Let $f:\mathbb{R}^2\to\mathbb{R}$ such that $f(x,y)+f(y,z)+f(z,x)=0 \text{ } \forall \text{ } x,y,z \in \mathbb{R}.$ Show that there exists a $g:\mathbb{R}\to \mathbb{R}$ such that $f(x,y)=g(x)-g(y).$
This was question $A1$ on the $2008$ Putnam. My attempt is given below.
Put in $x=y=z$ to get $3f(x,x)=0.$ This means that $f(x,x)=0$ for all real $x.$ Now, put in $y=z$ to get $$f(x,y)+f(y,y)+f(y,x)=0=f(x,y)+f(y,x).$$ So, $f(x,y)=-f(y,x)$ for all real $x,y.$ In particular, $f(x,0)=-f(0,x).$ Now, let $g(x):=f(x,0).$ This definition makes sense as it's defined on $\mathbb{R}$ and gives out an output that's in $\mathbb{R}.$ Note that $f(x,y)+f(y,0)+f(0,x)=0.$ This gives $f(x,y)=-f(0,x)-f(y,0)=f(x,0)-f(y,0)=g(x)-g(y).$ But, $x$ and $y$ are arbitrary, so this identity holds for all real $x$ and $y,$ as desired.
Is this proof fine? I'm skeptical since my proof seems too simple to be the correct answer to a Putnam question. Another thing that troubles me is that we could've set $g(x):=f(x,a)$ for some real $a$ and gotten the same answer. Does this mean there are infinitely many such $g?$
Your solution is correct and there are infinitely many solutions.
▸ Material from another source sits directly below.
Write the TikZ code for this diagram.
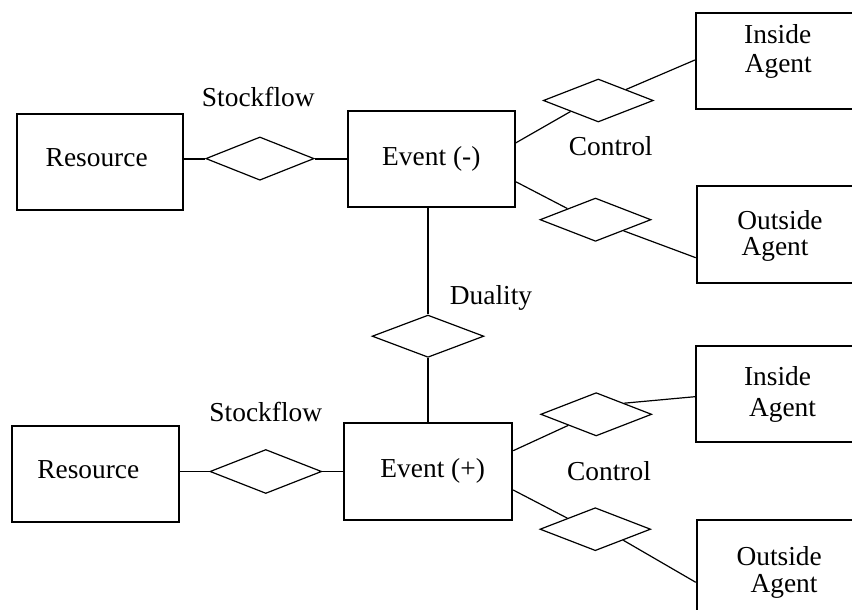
\documentclass[tikz,border=0pt]{standalone}
\usepackage{fontspec}
\setmainfont{Liberation Serif}
\usetikzlibrary{shapes.geometric}
\tikzset{
  ent/.style={draw, line width=1.8pt, inner sep=0pt},
  rel/.style={draw, diamond, line width=1.2pt, inner sep=0pt},
  txt/.style={anchor=base, inner sep=0pt, font=\fontsize{27.4}{31}\selectfont},
  thick link/.style={line width=1.8pt},
  thin link/.style={line width=1.2pt},
}
\begin{document}
\begin{tikzpicture}[x=1pt,y=-1pt]
\useasboundingbox (0,0) rectangle (852,610);
\clip (0,0) rectangle (852,610);
% ---------- top half ----------
\node[ent, minimum width=166pt, minimum height=95.7pt] (res1) at (99.7,162.2) {};
\node[rel, minimum width=108.3pt, minimum height=43.3pt] (sf1) at (259.9,158.6) {};
\node[ent, minimum width=166.7pt, minimum height=95.7pt] (ev1) at (431.7,158.8) {};
\node[ent, minimum width=164pt, minimum height=96pt] (ia1) at (777.8,61) {};
\node[ent, minimum width=163.3pt, minimum height=96.7pt] (oa1) at (778.3,234.3) {};
\node[rel, minimum width=110pt, minimum height=43pt] (c1) at (598.3,100.5) {};
\node[rel, minimum width=111pt, minimum height=43.3pt] (c2) at (595.5,219.7) {};
\node[rel, minimum width=111.7pt, minimum height=42.3pt] (du) at (428,336.2) {};
% ---------- bottom half ----------
\node[ent, minimum width=166.7pt, minimum height=95.7pt] (res2) at (95.7,473.8) {};
\node[rel, minimum width=111.7pt, minimum height=44pt] (sf2) at (265.8,471.5) {};
\node[ent, minimum width=168pt, minimum height=97pt] (ev2) at (428.3,471.5) {};
\node[ent, minimum width=164pt, minimum height=96pt] (ia2) at (777.8,393.7) {};
\node[ent, minimum width=163.3pt, minimum height=96pt] (oa2) at (778.3,568) {};
\node[rel, minimum width=111pt, minimum height=43.3pt] (c3) at (596.2,414.3) {};
\node[rel, minimum width=110.7pt, minimum height=43pt] (c4) at (595.3,529.2) {};
% ---------- texts ----------
\node[txt] (tres1) at (96.7,166) {Resource};
\node[txt] (tev1) at (431.3,165.7) {Event (-)};
\node[txt] (tsf1) at (258.3,106.7) {Stockflow};
\node[txt] (tctl1) at (610.7,155) {Control};
\node[txt] (tia1a) at (777.7,43.3) {Inside};
\node[txt] (tia1b) at (778.3,72.7) {Agent};
\node[txt] (toa1a) at (780,229) {Outside};
\node[txt] (toa1b) at (775,255) {Agent};
\node[txt] (tdu) at (491,304.3) {Duality};
\node[txt] (tres2) at (88.3,478.3) {Resource};
\node[txt] (tev2) at (432.7,477.7) {Event (+)};
\node[txt] (tsf2) at (265.8,421.7) {Stockflow};
\node[txt] (tctl2) at (609,480) {Control};
\node[txt] (tia2a) at (777.5,385) {Inside};
\node[txt] (tia2b) at (782.5,416) {Agent};
\node[txt] (toa2a) at (779.2,565) {Outside};
\node[txt] (toa2b) at (784,592) {Agent};
% ---------- connectors ----------
\draw[thick link] (res1.east |- sf1.west) -- (sf1.west);
\draw[thick link] (sf1.east) -- (sf1.east -| ev1.west);
\draw[thin link] ([yshift=16pt]ev1.east) -- (c1.south west);
\draw[thin link] (c1.north east) -- ([yshift=1pt]ia1.west);
\draw[thin link] ([yshift=-23pt]ev1.east) -- (c2.north west);
\draw[thin link] (c2.south east) -- ([yshift=-23.4pt]oa1.west);
\draw[thick link] (du.north) -- (du.north |- ev1.south);
\draw[thick link] (du.south) -- (du.south |- ev2.north);
\draw[thick link] (res2.east |- sf2.west) -- (sf2.west);
\draw[thick link] (sf2.east) -- (sf2.east -| ev2.west);
\draw[thin link] ([yshift=20.8pt]ev2.east) -- (c3.south west);
\draw[thin link] (c3.north east) -- ([yshift=-3pt]ia2.west);
\draw[thin link] ([yshift=-18.5pt]ev2.east) -- (c4.north west);
\draw[thin link] (c4.south east) -- ([yshift=-14.3pt]oa2.west);
\end{tikzpicture}
\end{document}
A useful resource for this and other Putnam problems is https://kskedlaya.org/putnam-archive/.
Looking at the equation $f(x, y) = g(x) - g(y)$, you can notice that if there is some solution for $g$ than $g + c$ (where $c$ is a constant) is also a solution, since the constants cancel each other out.
Noticing such things is often useful when solving functional equations and is a fairly common "trick". In general you could say something along the lines of: Since, if $h(x)$ is a solution, then $h(x) + c$ is also a solution, we can assume that WLOG $h(0) = 0$.